In software-development-land, one of the most basic concepts is a “bug”: that’s a problem in your software. In fact, in the down and dirty real world of software development, it’s one of the most basic concepts: a lot of software management and organization revolves around “bug tracking software” and other such systems.
And the definition of a bug, as something not working, is fairly straightforward. As an example, when you Google it, the first definition that comes Technopedia, which defines it as :
A software bug is a problem causing a program to crash or produce invalid output. The problem is caused by insufficient or erroneous logic. A bug can be an error, mistake, defect or fault, which may cause failure or deviation from expected results.
Most bugs are due to human errors in source code or its design. A program is said to be buggy when it contains a large number of bugs, which affect program functionality and cause incorrect results.
In other words, it’s when the program doesn’t work.
But here at UV, we tend to approach things from a different angle than those who just follow the guidelines without thinking about them. We look at guidelines, think about what they mean, and sometimes follow them but sometimes tweak them. (As we described in depth in our recent process vs flexibility article.)

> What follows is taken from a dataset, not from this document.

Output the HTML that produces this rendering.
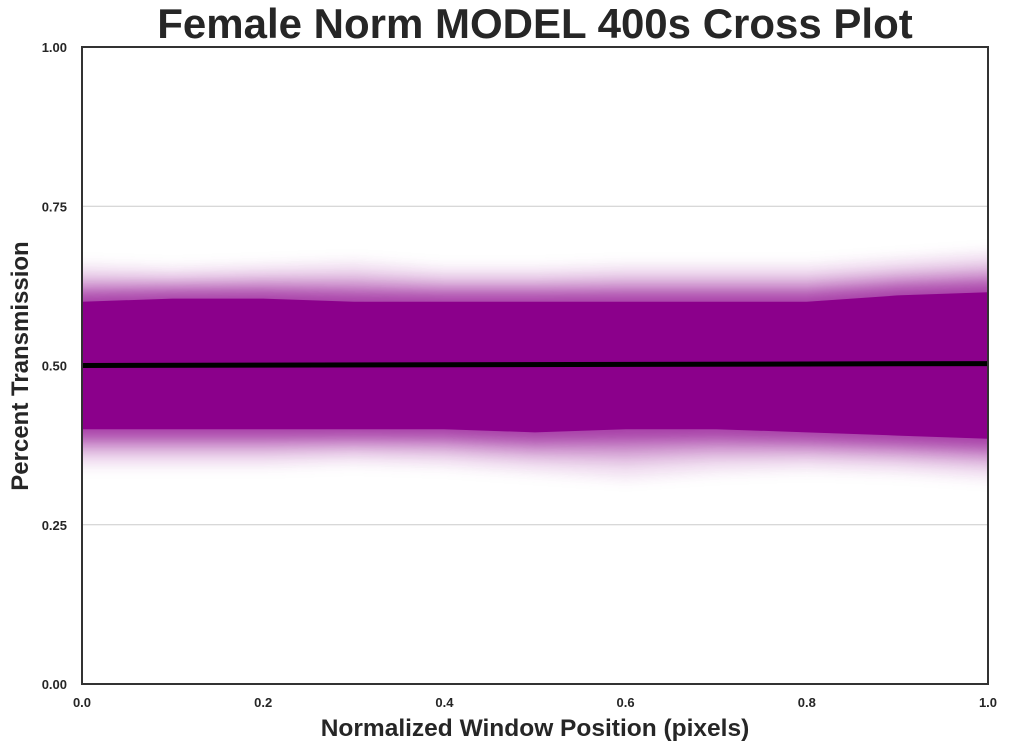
<!DOCTYPE html>
<html><head><meta charset="utf-8"><style>
body{margin:0;background:#fff;width:1009px;height:750px;overflow:hidden}
svg text{font-family:"Liberation Sans",sans-serif;font-weight:bold;fill:#262626}
</style></head><body>
<svg id="chart" width="1009" height="750" xmlns="http://www.w3.org/2000/svg">
<defs><filter id="blur" x="0" y="-0.5" width="1" height="2"><feGaussianBlur stdDeviation="0 6"/></filter>
<clipPath id="clip"><rect x="82" y="47" width="906" height="637"/></clipPath></defs>
<text x="535" y="38" text-anchor="middle" font-size="42">Female Norm MODEL 400s Cross Plot</text>
<text x="535" y="736" text-anchor="middle" font-size="24.5">Normalized Window Position (pixels)</text>
<text transform="translate(28,366) rotate(-90)" text-anchor="middle" font-size="24">Percent Transmission</text>
<g id="grid"></g><g id="band" clip-path="url(#clip)"></g><g id="ticks"></g>
<line id="meanline" stroke="#000" stroke-width="5"/>
<rect x="82" y="47" width="906" height="637" fill="none" stroke="#333" stroke-width="2"/>
</svg>
<script>
const xTicks=[0,0.2,0.4,0.6,0.8,1.0];
const xTickLabels=["0.0","0.2","0.4","0.6","0.8","1.0"];
const yTicks=[0,0.25,0.5,0.75,1.0];
const yTickLabels=["0.00","0.25","0.50","0.75","1.00"];
const bandX=[0,0.1,0.2,0.3,0.4,0.5,0.6,0.7,0.8,0.9,1.0];
const solidUpper=[0.60,0.605,0.605,0.60,0.60,0.60,0.60,0.60,0.60,0.61,0.615];
const solidLower=[0.40,0.40,0.40,0.40,0.40,0.395,0.40,0.40,0.395,0.39,0.385];
const haloUpper=[0.66,0.655,0.66,0.665,0.655,0.655,0.66,0.66,0.66,0.67,0.68];
const haloLower=[0.34,0.34,0.34,0.345,0.34,0.33,0.32,0.33,0.335,0.33,0.32];
const meanStart=0.500, meanEnd=0.503;
const X=v=>82+v*906, Y=v=>684-v*637;
const NS="http://www.w3.org/2000/svg";
function mk(t,a,p){const e=document.createElementNS(NS,t);for(const k in a)e.setAttribute(k,a[k]);p.appendChild(e);return e;}
const grid=document.getElementById('grid'),ticks=document.getElementById('ticks'),band=document.getElementById('band');
yTicks.forEach((v,i)=>{
 if(v>0&&v<1){const l=mk('line',{x1:82,x2:988,y1:Y(v),y2:Y(v),stroke:'#ccc','stroke-width':1},grid);
 
 }
 const t=mk('text',{x:67,y:Y(v)+5,'text-anchor':'end','font-size':13},ticks);t.textContent=yTickLabels[i];
 
 
});
xTicks.forEach((v,i)=>{
 const t=mk('text',{x:X(v),y:707,'text-anchor':'middle','font-size':13},ticks);t.textContent=xTickLabels[i];
 
 
});
function poly(up,lo){let pts=[];
 pts.push((X(0)-20)+','+Y(up(0)));
 bandX.forEach((x,i)=>pts.push(X(x)+','+Y(up(i))));
 pts.push((X(1)+20)+','+Y(up(bandX.length-1)));
 pts.push((X(1)+20)+','+Y(lo(bandX.length-1)));
 for(let i=bandX.length-1;i>=0;i--)pts.push(X(bandX[i])+','+Y(lo(i)));
 pts.push((X(0)-20)+','+Y(lo(0)));
 return pts.join(' ');}
const layers=[[1,0.1],[0.7,0.18],[0.45,0.3],[0.2,0.5]];
layers.forEach(([f,op])=>{
 const p=mk('polygon',{points:poly(i=>solidUpper[i]+(haloUpper[i]-solidUpper[i])*f,i=>solidLower[i]-(solidLower[i]-haloLower[i])*f),fill:'#8b008b','fill-opacity':op,filter:'url(#blur)'},band);
 
 
});
const s=mk('polygon',{points:poly(i=>solidUpper[i],i=>solidLower[i]),fill:'#8b008b'},band);


const m=document.getElementById('meanline');
m.setAttribute('x1',X(0));m.setAttribute('x2',X(1));m.setAttribute('y1',Y(meanStart));m.setAttribute('y2',Y(meanEnd));
</script>
</body></html>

Before we give you our working definition of a bug, let me translate what the official definition, as articulated above for example, translates into. The official definition, restated, is effectively this:
When software doesn’t work according to the way it was programmed to work.

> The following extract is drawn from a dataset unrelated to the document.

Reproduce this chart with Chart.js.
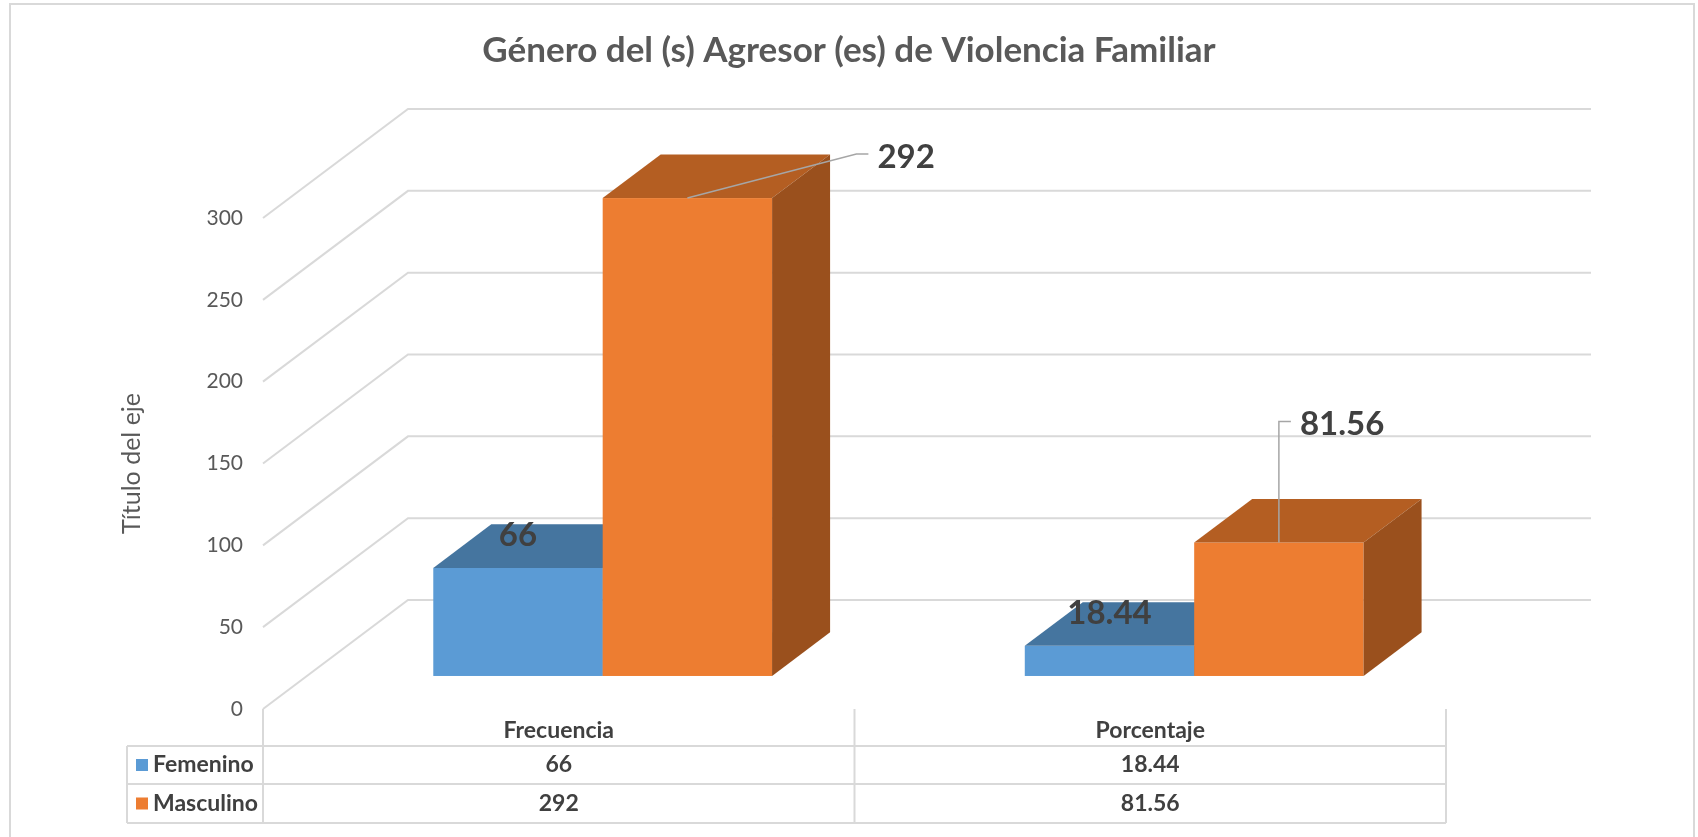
<!DOCTYPE html>
<html lang="es">
<head>
<meta charset="utf-8">
<title>Género del (s) Agresor (es) de Violencia Familiar</title>
<script src="https://cdn.jsdelivr.net/npm/chart.js@4.4.1/dist/chart.umd.min.js"></script>
<style>
    html, body { margin: 0; padding: 0; background: #fff; }
    #wrap { position: relative; width: 1698px; height: 837px; }
</style>
</head>
<body>
<div id="wrap"><canvas id="agresorChart" width="1698" height="837"></canvas></div>
<script>
/* ========================================================
   DATA
======================================================== */
const TITLE        = 'Género del (s) Agresor (es) de Violencia Familiar';
const AXIS_TITLE   = 'Título del eje';
const CATEGORIES   = ['Frecuencia', 'Porcentaje'];
const SERIES_NAMES = ['Femenino', 'Masculino'];
const FEMENINO     = [66, 18.44];
const MASCULINO    = [292, 81.56];
const Y_TICKS      = [0, 50, 100, 150, 200, 250, 300];

/* ========================================================
   STYLE
======================================================== */
const FONT      = 'Lato, "Open Sans", sans-serif';
const GRID      = '#d9d9d9';
const TEXT_DARK = '#404040';
const TEXT_MID  = '#595959';
const FACES = [
    { front: '#5b9bd5', top: '#45759f', side: '#3b6890' },
    { front: '#ed7d31', top: '#b45e22', side: '#9a501d' }
];

// 3D look: floor depth offset and where the bars sit inside it
const DEPTH_X   = 145;
const DEPTH_Y   = 109;
const BAR_FRONT = 0.303;
const BAR_DEPTH = 0.4;

// leader lines of the moved "Masculino" labels: elbow dx, elbow dy, tail
const LEADERS = [[169, -44, 12], [0, -121, 12]];

function poly(ctx, pts, color) {
    ctx.beginPath();
    ctx.moveTo(pts[0][0], pts[0][1]);
    for (let k = 1; k < pts.length; k++) ctx.lineTo(pts[k][0], pts[k][1]);
    ctx.closePath();
    ctx.fillStyle = color;
    ctx.fill();
}

/* ========================================================
   3D BOX PLUGIN
======================================================== */
const box3d = {
    id: 'box3d',
    beforeDraw(chart) {
        const ctx = chart.ctx;
        ctx.save();
        ctx.fillStyle = '#fff';
        ctx.fillRect(0, 0, chart.width, chart.height);
        ctx.strokeStyle = GRID;
        ctx.lineWidth = 2;
        ctx.strokeRect(10, 4, 1684, 900);
        ctx.restore();
    },
    beforeDatasetsDraw(chart) {
        const { ctx, chartArea: a, scales: { y } } = chart;
        ctx.save();
        ctx.strokeStyle = GRID;
        ctx.lineWidth = 2;
        y.ticks.forEach(t => {
            const py = y.getPixelForValue(t.value);
            ctx.beginPath();
            ctx.moveTo(a.left, py);
            ctx.lineTo(a.left + DEPTH_X, py - DEPTH_Y);
            ctx.lineTo(a.right + DEPTH_X, py - DEPTH_Y);
            ctx.stroke();
        });
        ctx.restore();
    },
    afterDatasetsDraw(chart) {
        const ctx = chart.ctx;
        const dx = BAR_DEPTH * DEPTH_X;
        const dy = BAR_DEPTH * DEPTH_Y;
        ctx.save();

        chart.data.datasets.forEach((ds, di) => {
            const meta = chart.getDatasetMeta(di);
            const face = FACES[di];
            meta.data.forEach(bar => {
                const { x, y, base, width } = bar.getProps(['x', 'y', 'base', 'width'], true);
                const l = x - width / 2 + BAR_FRONT * DEPTH_X;
                const r = l + width;
                const t = y - BAR_FRONT * DEPTH_Y;
                const b = base - BAR_FRONT * DEPTH_Y;
                ctx.fillStyle = face.front;
                ctx.fillRect(l, t, width, b - t);
                poly(ctx, [[l, t], [l + dx, t - dy], [r + dx, t - dy], [r, t]], face.top);
                poly(ctx, [[r, t], [r + dx, t - dy], [r + dx, b - dy], [r, b]], face.side);
            });
        });

        // data labels
        ctx.fillStyle = TEXT_DARK;
        ctx.font = `bold 33px ${FONT}`;
        chart.data.datasets.forEach((ds, di) => {
            const meta = chart.getDatasetMeta(di);
            meta.data.forEach((bar, i) => {
                const { x, y } = bar.getProps(['x', 'y'], true);
                const cx = x + BAR_FRONT * DEPTH_X;
                const cy = y - BAR_FRONT * DEPTH_Y;
                const txt = String(ds.data[i]);
                if (di === 0) {
                    ctx.textAlign = 'center';
                    ctx.textBaseline = 'alphabetic';
                    ctx.fillText(txt, cx, cy - 22);
                } else {
                    const [ex, ey, tail] = LEADERS[i];
                    ctx.strokeStyle = '#a6a6a6';
                    ctx.lineWidth = 1.5;
                    ctx.beginPath();
                    ctx.moveTo(cx, cy);
                    ctx.lineTo(cx + ex, cy + ey);
                    ctx.lineTo(cx + ex + tail, cy + ey);
                    ctx.stroke();
                    ctx.textAlign = 'left';
                    ctx.textBaseline = 'middle';
                    ctx.fillText(txt, cx + ex + tail + 9, cy + ey + 3);
                }
            });
        });
        ctx.restore();
    },
    afterDraw(chart) {
        // data table under the plot
        const { ctx, chartArea: a } = chart;
        const cw   = (a.right - a.left) / CATEGORIES.length;
        const rows = [a.bottom, a.bottom + 37, a.bottom + 75, a.bottom + 114];
        const left = a.left - 136;
        const values = [FEMENINO, MASCULINO];

        ctx.save();
        ctx.strokeStyle = GRID;
        ctx.lineWidth = 2;
        ctx.beginPath();
        for (let k = 1; k < rows.length; k++) {
            ctx.moveTo(left, rows[k]);
            ctx.lineTo(a.right, rows[k]);
        }
        ctx.moveTo(left, rows[1]);
        ctx.lineTo(left, rows[3]);
        for (let k = 0; k <= CATEGORIES.length; k++) {
            ctx.moveTo(a.left + k * cw, rows[0]);
            ctx.lineTo(a.left + k * cw, rows[3]);
        }
        ctx.stroke();

        ctx.font = `bold 23px ${FONT}`;
        ctx.fillStyle = TEXT_DARK;
        ctx.textBaseline = 'middle';
        ctx.textAlign = 'center';
        CATEGORIES.forEach((c, i) => {
            ctx.fillText(c, a.left + (i + 0.5) * cw, (rows[0] + rows[1]) / 2 + 3);
        });
        SERIES_NAMES.forEach((name, s) => {
            const my = (rows[s + 1] + rows[s + 2]) / 2;
            ctx.fillStyle = FACES[s].front;
            ctx.fillRect(left + 9, my - 6, 12, 12);
            ctx.fillStyle = TEXT_DARK;
            ctx.textAlign = 'left';
            ctx.fillText(name, left + 26, my);
            ctx.textAlign = 'center';
            values[s].forEach((v, i) => {
                ctx.fillText(String(v), a.left + (i + 0.5) * cw, my);
            });
        });
        ctx.restore();
    }
};

/* ========================================================
   CHART
======================================================== */
const ctx = document.getElementById('agresorChart').getContext('2d');
const agresorChart = new Chart(ctx, {
    type: 'bar',
    data: {
        labels: CATEGORIES,
        datasets: [
            { label: SERIES_NAMES[0], data: FEMENINO,  backgroundColor: 'rgba(0,0,0,0)' },
            { label: SERIES_NAMES[1], data: MASCULINO, backgroundColor: 'rgba(0,0,0,0)' }
        ]
    },
    options: {
        responsive: false,
        animation: false,
        devicePixelRatio: 1,
        categoryPercentage: 0.5728,
        barPercentage: 1,
        layout: { padding: { left: 0, right: 0, top: 0, bottom: 128 } },
        scales: {
            x: { display: false },
            y: {
                min: Y_TICKS[0],
                max: Y_TICKS[Y_TICKS.length - 1],
                ticks: {
                    stepSize: Y_TICKS[1] - Y_TICKS[0],
                    padding: 20,
                    color: TEXT_MID,
                    font: { family: FONT, size: 21 }
                },
                grid: { display: false, drawTicks: false },
                border: { display: false },
                title: {
                    display: true,
                    text: AXIS_TITLE,
                    color: TEXT_MID,
                    font: { family: FONT, size: 25 },
                    padding: { top: 117, bottom: 0 }
                },
                afterFit(scale) { scale.width = 263; }
            },
            // empty right axis, only keeps the plot clear of the right margin
            yRight: {
                position: 'right',
                display: true,
                ticks: { display: false },
                grid: { display: false, drawTicks: false },
                border: { display: false },
                afterFit(scale) { scale.width = 252; }
            }
        },
        plugins: {
            legend: { display: false },
            tooltip: { enabled: false },
            title: {
                display: true,
                text: TITLE,
                color: TEXT_MID,
                font: { family: FONT, size: 35, weight: 'bold' },
                padding: { top: 30, bottom: 146 }
            }
        }
    },
    plugins: [box3d]
});
</script>
</body>
</html>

Pretty clear and straightforward. Same thing, right? Now compare this to the very slightly different definition that United Virtualities uses:
When something doesn’t work according to our client’s expectations of how it should work.
That difference may sound like word-play, but to us, it is actually a very different situation.
Let me explain the difference between the two. Outside of UV, a bug is usually considered when something doesn’t work according to the expectations of the software developer who wrote it. But here at UV, we consider something a bug when it doesn’t work according to the expectations of a client. The key difference is the noun, the subject of the sentence: whose expectation is it. A bug for a developer is when it doesn’t do what he meant to program it to do; a bug for a client is when it doesn’t do what in his mind he imagined it should do.
In practice, this results in a substantially different way to think about, treat, deal with, and solve bugs. As an example:
Imagine you’re building an ecommerce site, and you hire a not-as-awesome-as-UV team to build it. It’s all delivered – in final testing to go live! And let’s say, you add something to the cart and then it’s just not added to the cart. You then tell the software developer, “Hey! While testing the product, I added an item to the cart but it just wasn’t added — I found a bug.”
Here is how most software developers, outside of UV, that we know would respond: “Oh, that’s not a bug. You see, that particular product is currently sold out. So it can’t be added to the cart. And in our specifications, and in our standups, we never defined what should happen in this particular case other than no error being thrown. So the software is working perfectly, the way it was programmed to work. This is a new feature request.”
But at UV, here’s how we would respond: “Oh! From the eyes of the average site visitor, clearly that’s a problem and it should give you a message to note that it couldn’t be added to the cart since it is sold out. I’ll create a ticket now to solve this.” (But of course this is the sort of situation we try our best to account for beforehand to prevent but, alas, no battle plan survives contact with the enemy, as the old saying goes.)
Which way would you rather have your team respond to you, when problems like these happen? Yes, we think so, too.